Los adolescentes no tienen con quien hablar
Todos los abusos que nos aterran son ciertos, pero solo son posibles por una soledad a la que hemos condenado a los chicos


La adolescencia exhibe la condición humana de forma superlativa. Al contrario de lo que muchas veces creemos, quienes transitan desde la infancia a la vida adulta no son extraños extraterrestres ni sujetos incomprensibles. Son, simplemente, la expresión radical de aquello que también somos nosotros. La emotividad, la inseguridad, la ambición y los terrores de un joven son exactamente los mismos que los de cualquier adulto, solo que multiplicados. Son personas que quieren más alto, más rápido, más fuerte. Por eso nos cuesta tanto seguirlos.
El cuño fundacional de las primeras veces se convierte en el punto de partida de la vida futura. Todo amor le debe su significado al primer amor, y la forma y el sabor de casi todos nuestros miedos se forjaron en el patio de un colegio o de un instituto. La experiencia se construye también con las palabras, y los conceptos nunca refulgen con tanta intensidad como cuando hacen su debut. Son el verdadero canon, la barra de iridio que sirve de metro patrón para toda nuestra biografía. De algún modo, estamos condenados a vivir desde el lugar en el que nombramos algo por primera vez.
Que somos seres de palabra es algo que nos enseñaron los antiguos, pero si sentimos la urgencia de nombrar y de expresarnos no es tanto porque queramos hablar, sino porque necesitamos ser escuchados. El habla construye la humanidad no tanto desde la emisión, sino desde la escucha, que es la forma más sofisticada de ejercer el cuidado. Y la palabra hablada es la prueba más definitiva de cuánto importa lo invisible.
En nuestra ceguera, seguimos culpando a la tecnología todos los males de nuestro tiempo: del triunfo de los populismos o de la violencia adolescente. Pero, hace unas semanas, dos profesoras me recordaron lo evidente tras una charla en su colegio. Les trasladé, como tantos, mi inquietud por las pantallas y las redes sociales. Pero aquellas docentes, sabias y atentas a su vocación, matizaron la preocupación.

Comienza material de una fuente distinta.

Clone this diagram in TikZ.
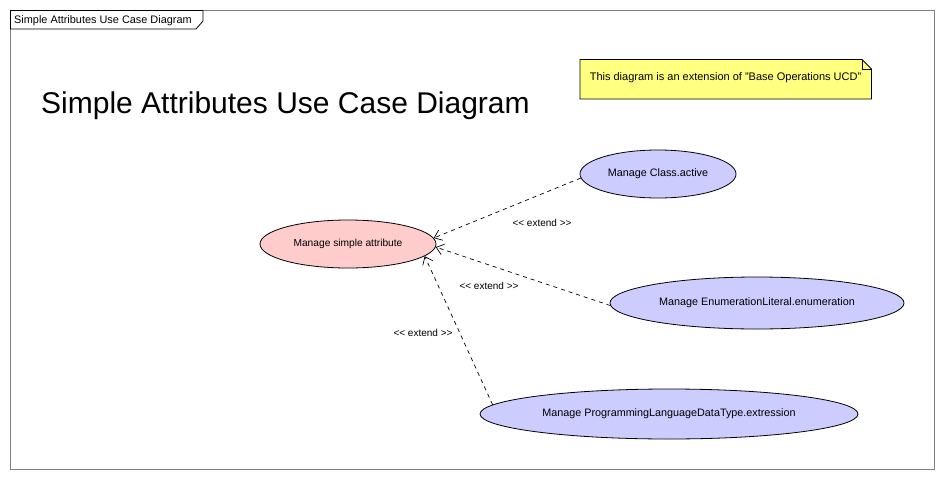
\documentclass[tikz,border=0pt]{standalone}
\usepackage{fontspec}
\setmainfont{Liberation Sans}
\usetikzlibrary{shapes.geometric,arrows.meta}
\definecolor{basefill}{HTML}{FFCCCC}
\definecolor{extfill}{HTML}{CCCCFF}
\definecolor{notefill}{HTML}{FFFF80}
\definecolor{framegray}{HTML}{808080}
\tikzset{
  uc/.style={ellipse, draw=black, line width=0.8pt, inner sep=0pt, font=\fontsize{10.8}{12}\selectfont},
  basecase/.style={uc, fill=basefill},
  extcase/.style={uc, fill=extfill},
  extendline/.style={draw=black, line width=0.7pt, dash pattern=on 4pt off 4pt, -{Straight Barb[length=7pt,width=11pt]}},
  extlabel/.style={font=\fontsize{10}{12}\selectfont, inner sep=0pt},
}
\begin{document}
\begin{tikzpicture}[x=1pt,y=-1pt]
\useasboundingbox (0,0) rectangle (944,479);
% frame
\draw[framegray, line width=1pt] (10.5,10.5) rectangle (934,469);
\draw[black, line width=0.8pt, fill=white] (10.5,10.5) -- (203,10.5) -- (203,21) -- (196,29) -- (10.5,29) -- cycle;
\node[anchor=base west, inner sep=0pt, font=\fontsize{10.9}{12}\selectfont] (tab) at (14,23) {Simple Attributes Use Case Diagram};
% title
\node[anchor=base west, inner sep=0pt, font=\fontsize{30}{36}\selectfont] (title) at (41,113) {Simple Attributes Use Case Diagram};
% note
\draw[black, line width=0.8pt, fill=notefill] (580,59.5) -- (862,59.5) -- (871.5,69) -- (871.5,99) -- (580,99) -- cycle;
\draw[black, line width=0.6pt] (862,59.5) -- (862,69) -- (871.5,69);
\node[inner sep=0pt, font=\fontsize{11}{12}\selectfont] (note) at (725.5,77.5) {This diagram is an extension of "Base Operations UCD"};
% use cases
\node[basecase, minimum width=176pt, minimum height=48pt, font=\fontsize{10.2}{12}\selectfont] (base) at (348,244) {Manage simple attribute};
\node[extcase, minimum width=156pt, minimum height=48pt] (cls) at (658,174) {Manage Class.active};
\node[extcase, minimum width=294pt, minimum height=52pt] (enum) at (757,303) {Manage EnumerationLiteral.enumeration};
\node[extcase, minimum width=378pt, minimum height=50pt] (prog) at (669,414) {Manage ProgrammingLanguageDataType.extression};
% extend relations
\draw[extendline] (cls.183) -- (base.4);
\draw[extendline] (enum.181) -- (base.-2);
\draw[extendline] (prog.177) -- (base.-9);
\node[extlabel] (l1) at (542,223) {{<}{<} extend {>}{>}};
\node[extlabel] (l2) at (489,286) {{<}{<} extend {>}{>}};
\node[extlabel] (l3) at (423,333) {{<}{<} extend {>}{>}};
\end{tikzpicture}
\end{document}
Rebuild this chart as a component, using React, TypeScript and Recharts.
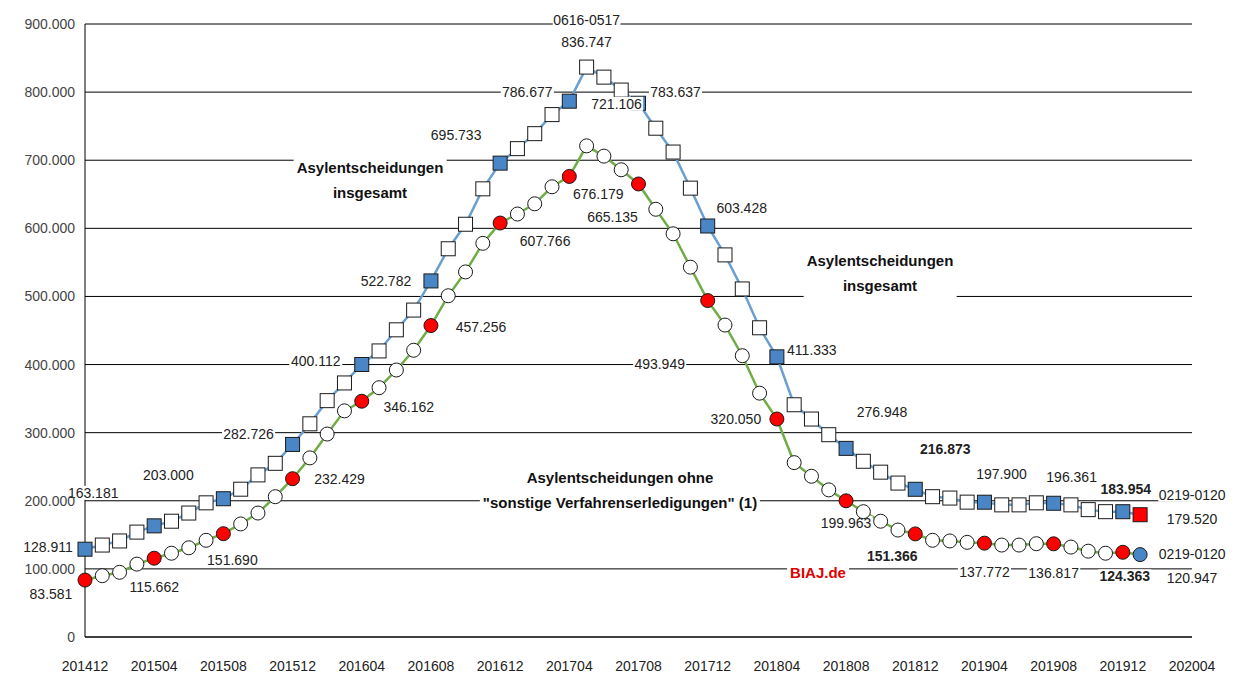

Todos los abusos que nos aterran son ciertos, pero solo son posibles por una soledad a la que hemos condenado a los adolescentes. Los chicos no tienen con quien hablar en casa, me dijeron, porque los horarios salvajes y las distracciones vitales han quebrado el ritual humanizador de la palabra. Hasta es extraño que una familia se escuche hoy alrededor de una mesa. Entendí que a los adolescentes no les pasa nada distinto de lo que nos ocurre a nosotros. Lo único que necesitamos es sentirnos queridos, lo que a veces solo consiste en tener a alguien con quien hablar.